Large, creditworthy firms can get the lowest cost of financing by issuing commercial paper. Selling receivables to a factor is a higher cost source of funds used by firms with poor credit quality. A committed line of credit requires payment of a fee and represents bank borrowing, which would be attractive to a firm that did not have the size or creditworthiness to issue commercial paper. Banker’s acceptances are issued by banks for the benefit of a customer who imports goods.


2.Which of the following sources of credit would an analyst most likely associate with a borrower of the lowest credit quality?

A)   Revolving line of credit.

B)   Regular line of credit.

C)   Committed line of credit.

D)   Uncommitted line of credit.

The correct answer was D)

A regular and committed line of credit refer to the same thing. These types of credit lines and revolving lines of credit all contain a commitment by a lender to lend up to a maximum amount, at the borrower’s option for some period of time. A firm with lower credit quality may have an uncommitted line of credit which offers no guarantee from the lender to provide any specific amount of funds in the future.
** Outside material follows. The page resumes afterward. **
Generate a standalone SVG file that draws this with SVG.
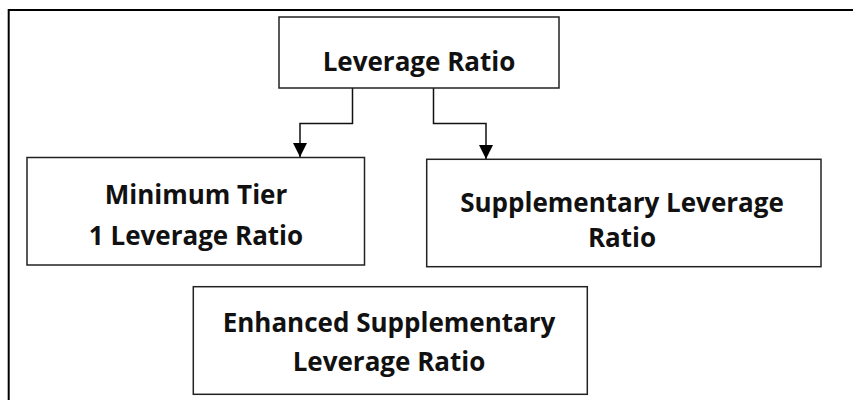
<svg xmlns="http://www.w3.org/2000/svg" width="853" height="400" viewBox="0 0 853 400">
<style>
.frame{fill:none;stroke:#000;stroke-width:2}
.box{fill:#fff;stroke:#222;stroke-width:1.5}
.lbl{font-family:"Open Sans","Noto Sans",sans-serif;font-weight:700;font-size:26px;fill:#111;text-anchor:middle}
.conn{fill:none;stroke:#111;stroke-width:1.5}
</style>
<defs>
<marker id="arr" viewBox="0 0 14 14" refX="14" refY="7" markerWidth="14" markerHeight="14" markerUnits="userSpaceOnUse" orient="auto">
<path d="M0,0 L14,7 L0,14 Z" fill="#000"/>
</marker>
</defs>
<rect width="853" height="400" fill="#fff"/>
<path class="frame" d="M8.7,401 V10 H854"/>
<g id="connectors">
<path class="conn" d="M352.5,88 V123.5 H300 V157" marker-end="url(#arr)"/>
<path class="conn" d="M433.5,88 V123.5 H486 V159" marker-end="url(#arr)"/>
</g>
<g id="node-leverage-ratio">
<rect class="box" x="279" y="17" width="280" height="71"/>
<text class="lbl" x="419" y="71">Leverage Ratio</text>
</g>
<g id="node-minimum-tier1">
<rect class="box" x="27" y="157.5" width="337.5" height="107.5"/>
<text class="lbl" x="196" y="203.5">Minimum Tier</text>
<text class="lbl" x="196" y="244.5">1 Leverage Ratio</text>
</g>
<g id="node-supplementary">
<rect class="box" x="426.7" y="159.3" width="394.3" height="107.4"/>
<text class="lbl" x="622" y="211.5">Supplementary Leverage</text>
<text class="lbl" x="622" y="246.5">Ratio</text>
</g>
<g id="node-enhanced">
<rect class="box" x="193.3" y="286.7" width="394" height="107.6"/>
<text class="lbl" x="389" y="332">Enhanced Supplementary</text>
<text class="lbl" x="389" y="371">Leverage Ratio</text>
</g>
</svg>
3.Which of the following sources of short-term liquidity is considered reliable enough that it can be listed in the footnotes to a firm’s financial statements as a source of liquidity?

A)   Factoring agreement.

B)   Blanket lein.

C)   Uncommitted line of credit.

D)   Revolving line of credit.

The correct answer was D)

With an uncommitted line of credit, the lender is not committed to make loans in any amount. A revolving line of credit is typically for a longer period and involves an agreement to lend funds in the future up to some maximum amount. A blanket lien is a claim against all firm assets. Factoring does not typically involve an agreement for future receivables purchases.